— Begin Provided data —
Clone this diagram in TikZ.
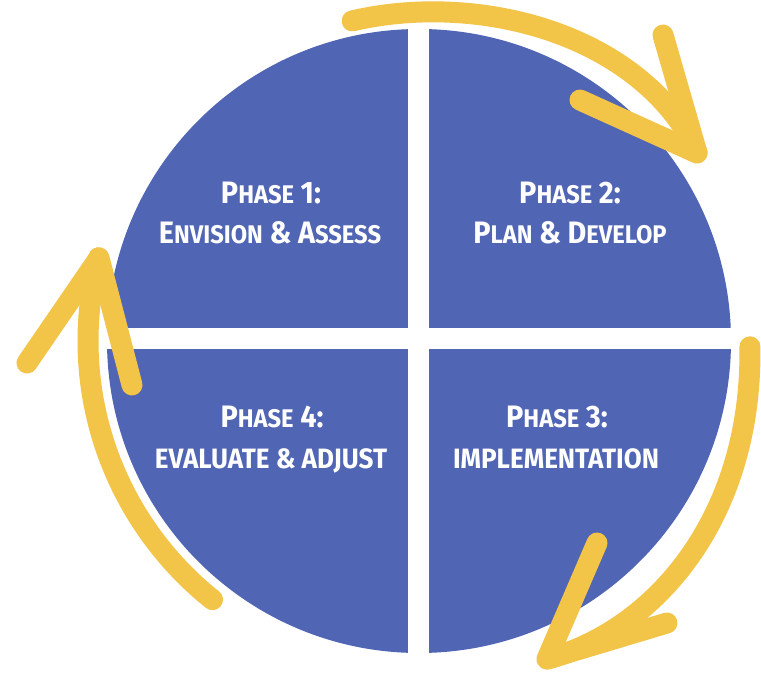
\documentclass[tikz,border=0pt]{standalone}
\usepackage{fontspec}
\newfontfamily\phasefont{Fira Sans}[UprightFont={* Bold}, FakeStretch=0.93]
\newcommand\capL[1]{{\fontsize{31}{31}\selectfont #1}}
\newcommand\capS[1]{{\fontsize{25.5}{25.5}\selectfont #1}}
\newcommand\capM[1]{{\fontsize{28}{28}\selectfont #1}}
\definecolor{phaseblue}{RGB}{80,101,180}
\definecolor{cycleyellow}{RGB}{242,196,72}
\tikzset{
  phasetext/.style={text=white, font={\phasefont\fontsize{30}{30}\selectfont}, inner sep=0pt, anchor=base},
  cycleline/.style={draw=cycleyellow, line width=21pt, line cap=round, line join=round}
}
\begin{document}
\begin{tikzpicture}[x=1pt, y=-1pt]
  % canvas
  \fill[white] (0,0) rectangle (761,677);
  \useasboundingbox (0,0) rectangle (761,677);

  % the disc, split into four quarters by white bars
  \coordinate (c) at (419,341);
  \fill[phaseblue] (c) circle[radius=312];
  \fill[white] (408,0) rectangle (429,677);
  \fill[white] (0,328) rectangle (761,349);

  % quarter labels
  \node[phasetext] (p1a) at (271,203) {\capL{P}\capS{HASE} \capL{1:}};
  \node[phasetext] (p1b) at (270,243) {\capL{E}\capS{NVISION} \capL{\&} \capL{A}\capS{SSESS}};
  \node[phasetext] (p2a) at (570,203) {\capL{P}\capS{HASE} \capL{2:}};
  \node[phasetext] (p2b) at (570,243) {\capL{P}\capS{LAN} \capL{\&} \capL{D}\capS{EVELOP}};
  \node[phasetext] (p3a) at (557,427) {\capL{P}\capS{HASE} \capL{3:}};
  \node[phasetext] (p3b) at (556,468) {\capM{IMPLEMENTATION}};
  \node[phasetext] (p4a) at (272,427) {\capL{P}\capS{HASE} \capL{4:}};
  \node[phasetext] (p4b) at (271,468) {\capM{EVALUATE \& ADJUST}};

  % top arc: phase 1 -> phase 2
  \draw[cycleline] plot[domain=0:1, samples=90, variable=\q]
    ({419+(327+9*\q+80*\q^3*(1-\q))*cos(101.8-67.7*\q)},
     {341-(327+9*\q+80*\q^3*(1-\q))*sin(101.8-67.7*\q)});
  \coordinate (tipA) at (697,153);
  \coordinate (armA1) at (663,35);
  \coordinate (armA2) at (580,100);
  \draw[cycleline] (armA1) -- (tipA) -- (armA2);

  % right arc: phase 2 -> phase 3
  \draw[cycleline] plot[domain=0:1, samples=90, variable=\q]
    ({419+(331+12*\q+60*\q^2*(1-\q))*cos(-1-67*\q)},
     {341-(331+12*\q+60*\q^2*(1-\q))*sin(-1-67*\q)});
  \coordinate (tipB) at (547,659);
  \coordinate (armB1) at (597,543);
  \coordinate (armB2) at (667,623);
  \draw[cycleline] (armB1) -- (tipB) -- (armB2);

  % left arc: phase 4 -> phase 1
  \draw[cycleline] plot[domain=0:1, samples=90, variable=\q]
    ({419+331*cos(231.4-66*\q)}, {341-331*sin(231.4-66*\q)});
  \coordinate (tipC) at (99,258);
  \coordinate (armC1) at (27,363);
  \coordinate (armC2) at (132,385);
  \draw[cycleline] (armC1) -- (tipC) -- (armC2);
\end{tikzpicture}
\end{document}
— End Provided data —
• _Task objective_: Everything from the first line to the line with "(p4b) at (271,468)" must be repeated exactly, and nothing else. Leave the pictures out.

• _Written response_:
Clone this diagram in TikZ.
\documentclass[tikz,border=0pt]{standalone}
\usepackage{fontspec}
\newfontfamily\phasefont{Fira Sans}[UprightFont={* Bold}, FakeStretch=0.93]
\newcommand\capL[1]{{\fontsize{31}{31}\selectfont #1}}
\newcommand\capS[1]{{\fontsize{25.5}{25.5}\selectfont #1}}
\newcommand\capM[1]{{\fontsize{28}{28}\selectfont #1}}
\definecolor{phaseblue}{RGB}{80,101,180}
\definecolor{cycleyellow}{RGB}{242,196,72}
\tikzset{
  phasetext/.style={text=white, font={\phasefont\fontsize{30}{30}\selectfont}, inner sep=0pt, anchor=base},
  cycleline/.style={draw=cycleyellow, line width=21pt, line cap=round, line join=round}
}
\begin{document}
\begin{tikzpicture}[x=1pt, y=-1pt]
  % canvas
  \fill[white] (0,0) rectangle (761,677);
  \useasboundingbox (0,0) rectangle (761,677);

  % the disc, split into four quarters by white bars
  \coordinate (c) at (419,341);
  \fill[phaseblue] (c) circle[radius=312];
  \fill[white] (408,0) rectangle (429,677);
  \fill[white] (0,328) rectangle (761,349);

  % quarter labels
  \node[phasetext] (p1a) at (271,203) {\capL{P}\capS{HASE} \capL{1:}};
  \node[phasetext] (p1b) at (270,243) {\capL{E}\capS{NVISION} \capL{\&} \capL{A}\capS{SSESS}};
  \node[phasetext] (p2a) at (570,203) {\capL{P}\capS{HASE} \capL{2:}};
  \node[phasetext] (p2b) at (570,243) {\capL{P}\capS{LAN} \capL{\&} \capL{D}\capS{EVELOP}};
  \node[phasetext] (p3a) at (557,427) {\capL{P}\capS{HASE} \capL{3:}};
  \node[phasetext] (p3b) at (556,468) {\capM{IMPLEMENTATION}};
  \node[phasetext] (p4a) at (272,427) {\capL{P}\capS{HASE} \capL{4:}};
  \node[phasetext] (p4b) at (271,468) {\capM{EVALUATE \& ADJUST}};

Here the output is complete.